Cities leaders from across the state spent the afternoon of January 25, the Friday before the GMA's Mayors’ Day Conference, brainstorming ideas about how they can play a greater role in improving the state’s education system.


State School Superintendent John Barge and Audrey Hutchinson with the National League of Cities addressed the Mayors' Day Conference workshop on education.
 
The preconference workshop, The Role of City Officials in Education, started off with a presentation by Dr. John Barge, State School Superintendent. He urged city leaders to use their respective platforms to talk about the good things schools are doing in their communities.
 
“One of our greatest challenges is the constant derision of our schools,” he said. “There are a lot of good achievements in public education and no one is talking about them.

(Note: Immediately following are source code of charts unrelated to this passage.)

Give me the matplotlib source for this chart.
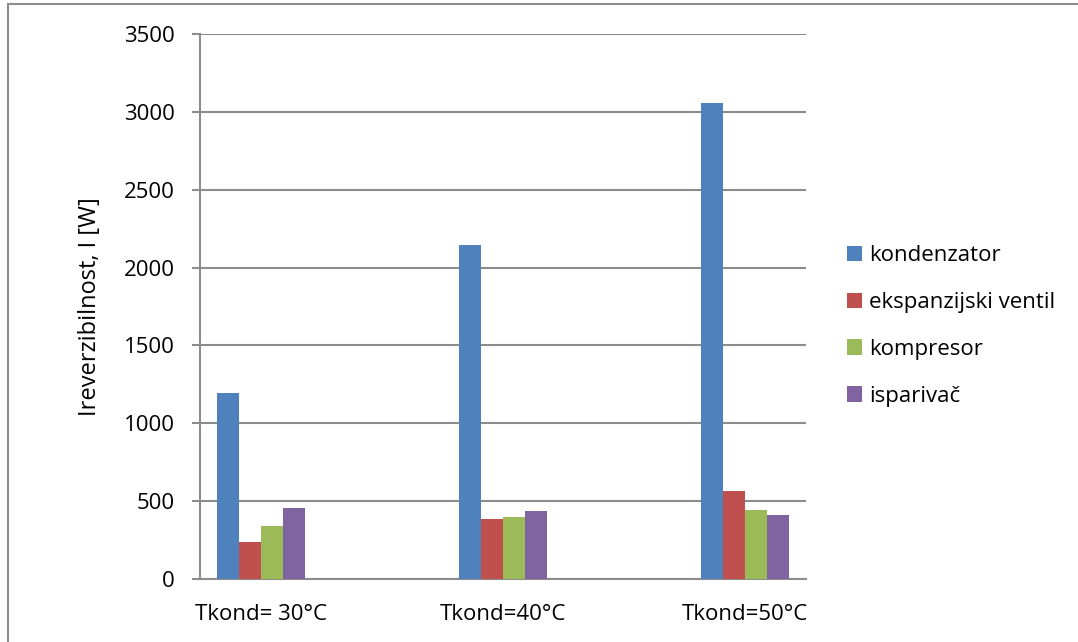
import matplotlib.pyplot as plt
import matplotlib.patches as patches
import numpy as np

plt.rcParams['font.family'] = ['Open Sans', 'DejaVu Sans']

categories = ['Tkond= 30°C', 'Tkond=40°C', 'Tkond=50°C']
series = ['kondenzator', 'ekspanzijski ventil', 'kompresor', 'isparivač']
kondenzator = [1195, 2145, 3058]
ekspanzijski_ventil = [238, 385, 568]
kompresor = [342, 398, 445]
isparivac = [455, 434, 412]
colors = ['#4F81BD', '#C0504D', '#9BBB59', '#8064A2']

values = [kondenzator, ekspanzijski_ventil, kompresor, isparivac]

fig = plt.figure(figsize=(10.78, 6.42), dpi=100)
ax = fig.add_axes([200/1078, 1-579/642, 606/1078, 545/642])

# outer chart border (only left/top visible)
fig.patches.append(patches.Rectangle((8/1078, -0.05), 1.2, 1-4/642+0.05,
                                     transform=fig.transFigure, fill=False,
                                     edgecolor='#8c8c8c', linewidth=1.5))

x = np.arange(len(categories))
w = 0.091
for i, (name, vals) in enumerate(zip(series, values)):
    ax.bar(x + (i - 1.5) * w, vals, w, color=colors[i], label=name, zorder=3)

ax.set_xlim(-0.252, 2.252)
ax.set_ylim(0, 3500)
ax.set_yticks(np.arange(0, 3501, 500))
ax.set_xticks(x)
ax.set_xticklabels(categories)
ax.yaxis.grid(True, color='#8c8c8c', linewidth=1.5, zorder=0)
for s in ['top', 'right']:
    ax.spines[s].set_visible(False)
ax.spines['left'].set_color('#8c8c8c')
ax.spines['left'].set_linewidth(1.5)
ax.spines['bottom'].set_color('#8c8c8c')
ax.spines['bottom'].set_linewidth(1.5)
ax.tick_params(axis='y', length=6, width=1.5, color='#8c8c8c', labelsize=16, pad=12)
ax.tick_params(axis='x', length=0, labelsize=16, pad=18)
ax.set_ylabel('Ireverzibilnost, I [W]', fontsize=17)
ax.yaxis.set_label_coords(-0.162, 0.5)

ax.legend(loc='center left', bbox_to_anchor=(836/1078, 1-326/642),
          bbox_transform=fig.transFigure, frameon=False, borderpad=0,
          fontsize=16, handlelength=0.68, handleheight=0.68, labelspacing=1.16,
          handletextpad=0.32)

fig.savefig('out.png', dpi=100)
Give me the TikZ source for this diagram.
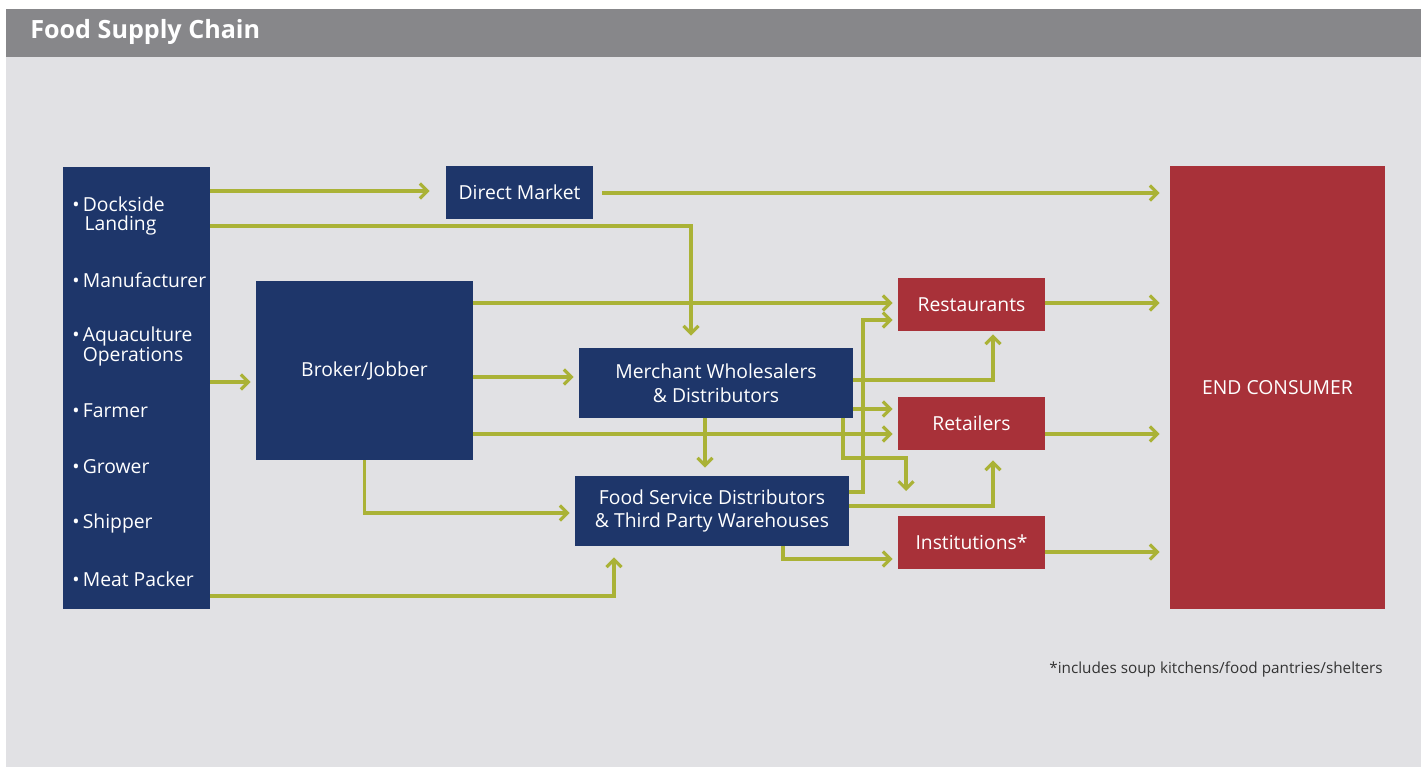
\documentclass[tikz,border=0pt]{standalone}
\usepackage{fontspec}
\setmainfont{Open Sans}
\usetikzlibrary{arrows.meta}

\definecolor{navy}{RGB}{30,54,106}
\definecolor{brick}{RGB}{168,49,57}
\definecolor{olive}{RGB}{170,178,54}
\definecolor{panel}{RGB}{225,225,228}
\definecolor{titlebar}{RGB}{135,135,138}
\definecolor{notegray}{RGB}{51,51,51}

\begin{document}
\begin{tikzpicture}[x=0.02cm, y=-0.02cm,
  navybox/.style={fill=navy, text=white, inner sep=0pt, align=center,
    font=\fontsize{11}{13.6}\selectfont},
  redbox/.style={navybox, fill=brick},
  itemtext/.style={text=white, inner sep=0pt, anchor=west, align=left,
    font=\fontsize{11}{10.5}\selectfont},
  flow/.style={draw=olive, line width=1.8pt, line join=miter,
    -{Straight Barb[length=1.5mm, width=3mm]}, shorten >=0.1cm}]

  % -- Canvas and title bar --
  \useasboundingbox (0,0) rectangle (1421,767);
  \fill[panel] (6,57) rectangle (1421,767);
  \fill[titlebar] (6,9) rectangle (1421,57);
  \node[anchor=west, text=white, inner sep=0pt, font=\bfseries\fontsize{14.3}{17}\selectfont] (title) at (30,32) {Food Supply Chain};

  % -- Sources column --
  \node[navybox, minimum width=2.94cm, minimum height=8.84cm] (src) at (136.5,388) {};
  \node[itemtext] (dock) at (72,216) {•\,Dockside\\\phantom{•\,}\hspace*{1pt}Landing};
  \node[itemtext] (manu) at (72,280) {•\,Manufacturer};
  \node[itemtext] (aqua) at (72,346.5) {•\,Aquaculture\\\phantom{•\,}Operations};
  \node[itemtext] (farm) at (72,411) {•\,Farmer};
  \node[itemtext] (grow) at (72,467) {•\,Grower};
  \node[itemtext] (ship) at (72,523) {•\,Shipper};
  \node[itemtext] (meat) at (72,579) {•\,Meat Packer};

  % -- Intermediaries --
  \node[navybox, minimum width=2.94cm, minimum height=1.06cm] (dm) at (519.5,192.5) {Direct Market};
  \node[navybox, minimum width=4.34cm, minimum height=3.58cm] (brk) at (364.5,370.5) {Broker/Jobber};
  \node[navybox, minimum width=5.48cm, minimum height=1.40cm] (mw) at (716,383) {Merchant Wholesalers\\\& Distributors};
  \node[navybox, minimum width=5.48cm, minimum height=1.40cm] (fsd) at (712,511) {Food Service Distributors\\\& Third Party Warehouses};

  % -- Outlets --
  \node[redbox, minimum width=2.94cm, minimum height=1.06cm] (rest) at (971.5,304.5) {Restaurants};
  \node[redbox, minimum width=2.94cm, minimum height=1.06cm] (ret) at (971.5,423.5) {Retailers};
  \node[redbox, minimum width=2.94cm, minimum height=1.06cm] (inst) at (971.5,542.5) {Institutions*};
  \node[redbox, minimum width=4.30cm, minimum height=8.86cm] (end) at (1277.5,387.5) {END CONSUMER};

  % -- Flows from sources --
  \draw[flow, shorten >=0.32cm] (src.east |- 0,191) -- (dm.west |- 0,191);
  \draw[flow, shorten >=0.24cm] (src.east |- 0,226) -| (mw.north -| 691,0);
  \draw[flow] (src.east |- 0,382) -- (brk.west |- 0,382);
  \draw[flow, shorten >=0.22cm] (src.east |- 0,596) -| (fsd.south -| 614,0);
  \draw[flow, shorten <=0.18cm, shorten >=0.2cm] (dm.east |- 0,193) -- (end.west |- 0,193);

  % -- Flows from broker --
  \draw[flow] (brk.east |- 0,303) -- (rest.west |- 0,303);
  \draw[flow] (brk.east |- 0,377) -- (mw.west |- 0,377);
  \draw[flow] (brk.east |- 0,434) -- (ret.west |- 0,434);
  \draw[flow] (brk.south) |- (fsd.west |- 0,513);

  % -- Flows from wholesalers --
  \coordinate (drop) at (906,491);
  \draw[flow, shorten >=0.06cm] (mw.east |- 0,380) -| (rest.south -| 993,0);
  \draw[flow] (mw.east |- 0,409) -- (ret.west |- 0,409);
  \draw[flow, shorten >=0cm] (mw.south -| 843,0) |- (drop |- 0,458) -- (drop);
  \draw[flow, shorten >=0.16cm] (mw.south -| 705,0) -- (fsd.north -| 705,0);

  % -- Flows from food service --
  \draw[flow] (fsd.east |- 0,492) -| (863,320) -- (rest.west |- 0,320);
  \draw[flow, shorten >=0.2cm] (fsd.east |- 0,506) -| (ret.south -| 993,0);
  \draw[flow] (fsd.south -| 783,0) |- (inst.west |- 0,559);

  % -- Flows to end consumer --
  \draw[flow, shorten >=0.2cm] (rest.east |- 0,303) -- (end.west |- 0,303);
  \draw[flow, shorten >=0.2cm] (ret.east |- 0,434) -- (end.west |- 0,434);
  \draw[flow, shorten >=0.2cm] (inst.east |- 0,552) -- (end.west |- 0,552);

  % -- Footnote --
  \node[anchor=east, text=notegray, inner sep=0pt, font=\fontsize{8.7}{11}\selectfont] (fnote) at (1383,669) {*includes soup kitchens/food pantries/shelters};

\end{tikzpicture}
\end{document}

This is a way you can help--talk about good news.”
 
Audrey Hutchinson, program director for the National League of Cities’ Institute for Youth, Education and Families, also spoke to the group and agreed that mayors and councilmembers should take advantage of their bully pulpits to talk about schools.
 
“Whether the news is good or bad—it’s an opportunity for mayors and school leaders to announce the news together and galvanize the community,” she said. She added that city leaders can also form partnerships with school leaders to develop a shared vision for the community and to leverage resources.
 
City leaders also had the opportunity to engage each other in break-out sessions to talk about specific actions and heard from a panel of local experts.
 

City officials worked in break-out sessions during the education workshop.
 
The panel included Dean Alford, member of the Board of Regents Board of Regents of the University System of Georgia, Clara Axam, CEO and president of Clarifications & Mediation, Inc., and Don Cannon, former Walnut Grove mayor and past president of the Georgia School Boards Association. One thing the panelists agreed on was that city leaders should know exactly where their community’s schools stand.
 
“Research and get the facts,” said Alford. “If you know the school football team’s win-loss record but not the school’s graduation rate, do you really care about education?”
 
Axam urged city leaders to build trust and communication channels with their school counterparts.
 

Members of the education workshop panel.  From left, Dean Alford, Clara Axam and Don Cannon.
 
“Break bread and work on something together,” she said. “Change doesn’t happen overnight, it’s going to take years to turn things around.” Axam added that city leaders can also develop quality afterschool programs.
 
“Hold yourself accountable for what you are doing,” she advised. “Track your [afterschool] program and create your own data.”
 
Cannon said city leaders should also get parental and school support for any education-based effort the city embarks upon. “You have to be united,” he said.
 
Alford encouraged city leaders to not get caught up in demographic information.
 
“Just because a school is poor and minority doesn’t mean it has to fail,” he said.
 
Cannon said mayors and councilmembers should look at everything their city does and examine how it impacts children and the community. “Police protection, zoning…there are things in the community you can really address,” he said.